Christ the Deliverer From the Third Enemy

 •  3 min. read  •  grade level: 9
Human Understanding, Philosophy, Protestantism
Then we come to the next enemy, Jabin the king of Hazor, and Deborah and Barak, those through whom God overthrew him. We saw that Jabin was the name of a king whom Joshua had overthrown more than a hundred years before this time, and yet here he is revived again with all his old power, and unless God interpose, the whole land of Israel will be under his sway. His name is "Understanding." It is the intellect exalted against the knowledge of God. It is the opposite of what you have in Christ, who brought all His knowledge and everything else to His Father's feet, and had simply His Father's will as His one thought. He also put that before men, "If any man will do His will he shall know of the doctrine whether it be of God, or whether I speak of Myself." Christ is the very opposite of Jabin. If we want true understanding it must be as we know Christ, for in Him are hid all the treasures of wisdom and knowledge. When the Church took to philosophy instead of Christ, it put itself under the sway of Jabin,—of the understanding.
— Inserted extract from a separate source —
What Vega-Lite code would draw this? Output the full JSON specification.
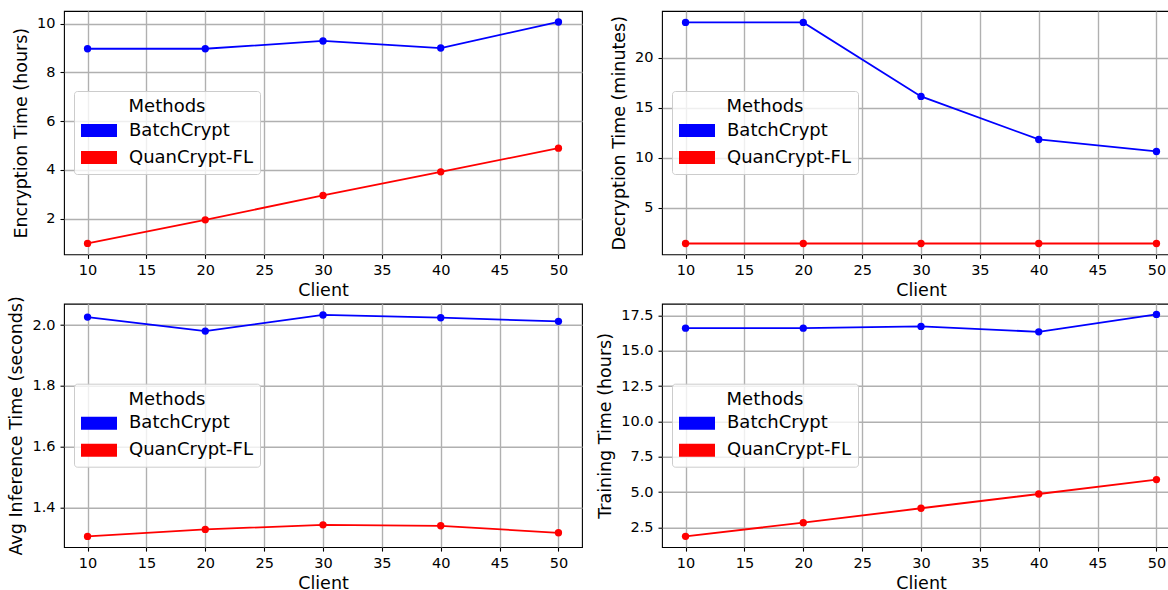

There is is only one remedy for that, and that is what we see in Deborah and Barak. Deborah means "the Word," and Barak, "Lightning;" you might say the power of the Word applied. When weakness, which is what the woman speaks of, applies the Word of God to all the wisdom and understanding of man, it crumbles into dust. So it is through weakness that the victory is won—Christ presented to us. As you might say, it is Christ without any of the strength that the world can appreciate. The world despises the Word of God. It despises that which presents Christ to us.
It is feebleness and weakness that you get in Deborah, and in Jael, and that you have also in Barak himself, in holding back and hesitating in helplessness until the faith of the weaker vessel, the faith of the woman presses him on to do what God would have him do. Weakness is written all over that part. The entire narrative speaks of weakness, and yet it is the brightest in the whole book.
Victory is there, perhaps, more complete than in any other portion. This victory of Deborah and Barak over Jabin is celebrated in a song of triumph, and yet, as I say, it is the celebration of weakness simply, a weakness that exalts Christ, as the apostle puts it. You have here that beautiful song of praise and triumph that Deborah and Barak sing after the work is over, the only song of praise that you get in the whole book of Judges. There would have been more songs had there been more weakness leaning upon almighty strength. There would have been greater triumphs and more lasting, had there been more like Deborah, whose name hides her from view, and simply presents Christ, as He is revealed to us in the Word of God. Ah, beloved, to be covered, as it were, by that which speaks simply of Christ, and God's Word, so that people cannot think of us, cannot think of the instrument that God would use, but simply of Christ Himself, and of the truth of God as presented through Christ.
The cold intellectualism of Sardis—the Protestant period of the Church's history would answer to the bondage of Jabin, and the similar one under Ammon; while in the Victors we see something at least of the spirit of Philadelphia.